In well-written C++ code, the reader doesn't have to know exactly what's
happening at the next lower level of abstraction; for example,
some_library::s mart_pointer's destructor may clean up a resource, or
flush a buffer; operator-may return a temporary proxy object whose
constructor and destructor obtain and release a lock. These techniques
can be great for high-level programming, but they're wide open to the
kind of savage abuse that "seems like a good idea at the time." Almost
any use of them would be dangerous in code that is innately
hardware-specific. The "next lower level of abstraction" specifically
should not be hidden from (e.g.) a device driver that needs to
communicate with the registers on a device controller.

The introduction to The C Programming Language claims that "a programmer
can reasonably expect to know and understand and indeed regularly use
the entire language." The same is not true of C++. Note that C++ is my
"desert island" language, and I love it dearly, so I don't claim that C
has its advantages without reason. I also wonder why the C committee
bothers with quasi-automated features like VLAs, since C's long-term
niche is clearly with developers who need just enough abstraction to let
the same code run on target platforms with different assembly languages.

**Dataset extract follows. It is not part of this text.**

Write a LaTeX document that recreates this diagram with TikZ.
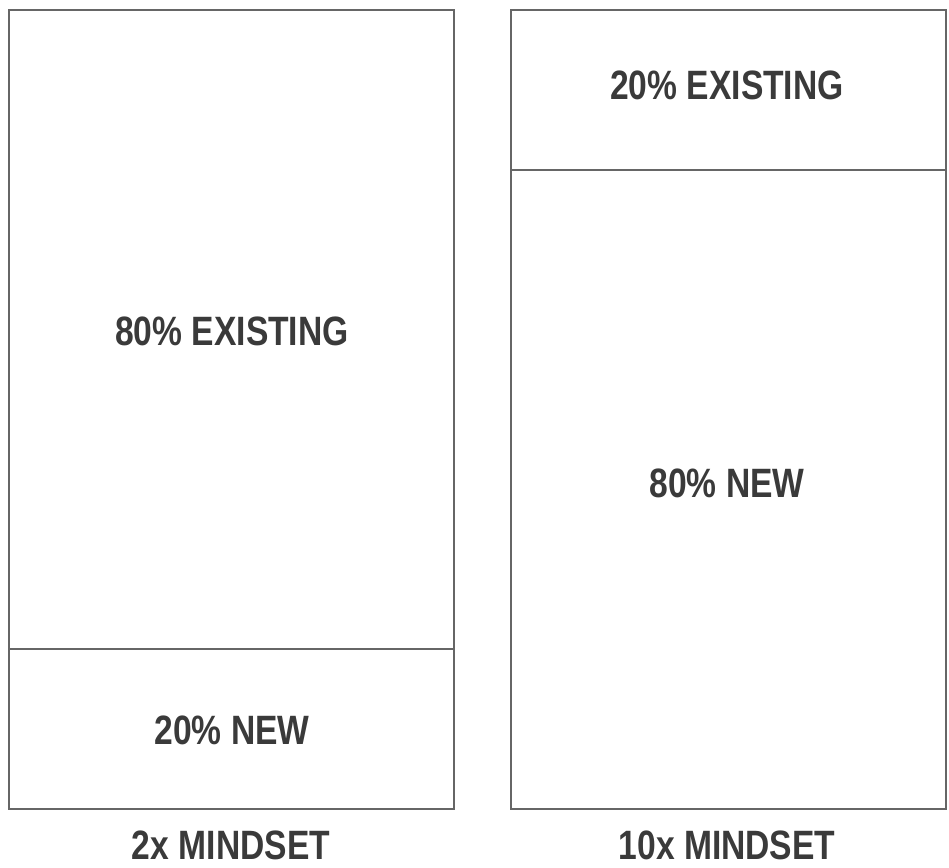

then one should also consider preprocessor abuse in
pure C.
The same preprocessor is available in C++, and seems to be abused with
roughly equal frequency in both languages. Note that what constitutes
"abuse" in C++ is often valid in C; for example, macro definitions don't
respect C++ namespaces, but in C, that's not a problem.
Oct 28 '08 #28
Gerhard Fiedler wrote:
XML is primarily meant for the (easily
portable) exchange of data between programs
And XML is one of the least efficient ways of doing that, spacewise.
This is especially true with large amounts of data which have to be
transferred eg. over a network. XML is hyperverbose, often for no good
reason.
Oct 28 '08 #29
On 2008-10-28 15:48:35, Juha Nieminen wrote:
Gerhard Fiedler wrote:
>XML is primarily meant for the (easily
portable) exchange of data between programs

And XML is one of the least efficient ways of doing that, spacewise.
This is especially true with large amounts of data which have to be
transferred eg. over a network. XML is hyperverbose, often for no good
reason.
Yes, but that's a different thing, and I think that this is what computers
are for :) XML is usually quite easily compressable, so for network
transfer this shouldn't be a problem.